Which wouldn’t be that big of a deal if Kelly wasn’t such a good director. The Box ultimately fails narratively and thematically, but it’s a complete winner cinematically, a truly moody, atmospheric, taut and superbly crafted film. Say what you will about Southland Tales – and I’ll say it’s barely watchable – but the film looks great and Kelly does pull off some interesting things amidst the mess and incoherence.
The reality is that Richard Kelly simply isn’t a writer. His last two films are failures on the script level, and watching the Donnie Darko Director’s Cut reveals that Kelly likely didn’t understand what it was that made his own film so popular. Again, it’s Kelly failing as a writer.
So Richard Kelly finds himself at a crossroads. His budgets have been getting bigger, but he’s not been able to make something that connects with audiences (or critics). His skills as a visual storyteller have sharpened, but his skills as a screenwriter remain woefully underdeveloped. Richard Kelly will still get to make movies – it’s going to take another two flops to really, truly kill his career – but he really only has two options.

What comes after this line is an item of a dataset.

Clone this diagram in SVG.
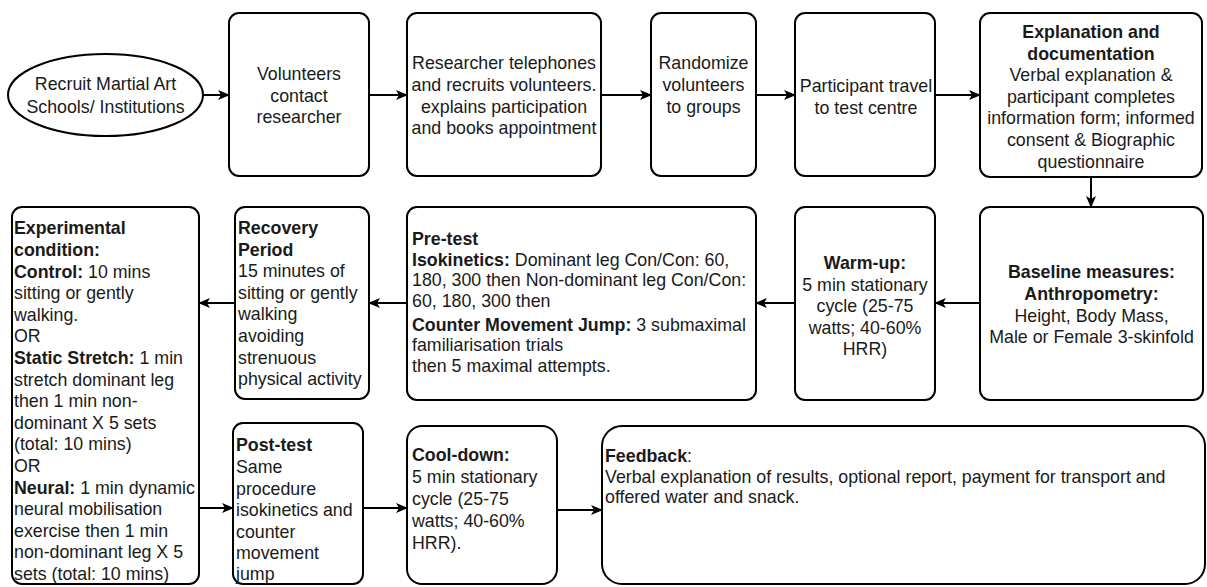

The first option is to continue writing his own films and move into very low budget filmmaking. It’s likely that Kelly’s name can get a couple of decent actors and together they can drag a small, small film to profitability. What’s less likely is that Kelly’s vision can be contained in a 5 million dollar film these days. Even if he’s able to scale his personal obsessions – people making sacrificial choices, water tendrils, explanatory books – his style is one that works best at a lower mid-level budget at least. But if Kelly wants to continue telling his own brand of half-baked scifi stories, he’s going to have to settle for doing it on the cheap.
The other option is that Kelly suck it up and film someone else’s script. I don’t doubt that a strong blueprint will give Kelly the foundation he needs to make his best movie yet. There’s no shame in shooting a script you didn’t write – not everybody is going to be Woody Allen, and even Oliver Stone, who wrote his own best movies, shoots other people’s scripts. It’s obvious that Kelly has certain things that he likes to revisit (even if those things don’t actually ‘make any sense’), and there’s no reason he couldn’t get those elements into a project someone else originates. Hell, the auteur theory was built on directors who shot other people’s scripts. Howard Hawks didn’t write Rio Bravo and Alfred Hitchcock didn’t write Psycho; a good director can develop someone else’s material in a way that fits their style.
For me the second option is the only way for Kelly to go. I don’t feel like Kelly has as much to say as he thinks he does, but I do think he has really interesting ways to say it. Leash his directorial talent to a strong screenwriter – maybe even someone with whom he can collaborate again and again, someone who understands what Kelly wants and knows how to put it on paper – and Richard Kelly can finally make good on the promise that the original cut of Donnie Darko showed.
* it was widely seen as such because it was a disaster. The movie was despised at Cannes and then recut; the 15-17 million dollar film made about a quarter of a million dollars in the US and less than that worldwide.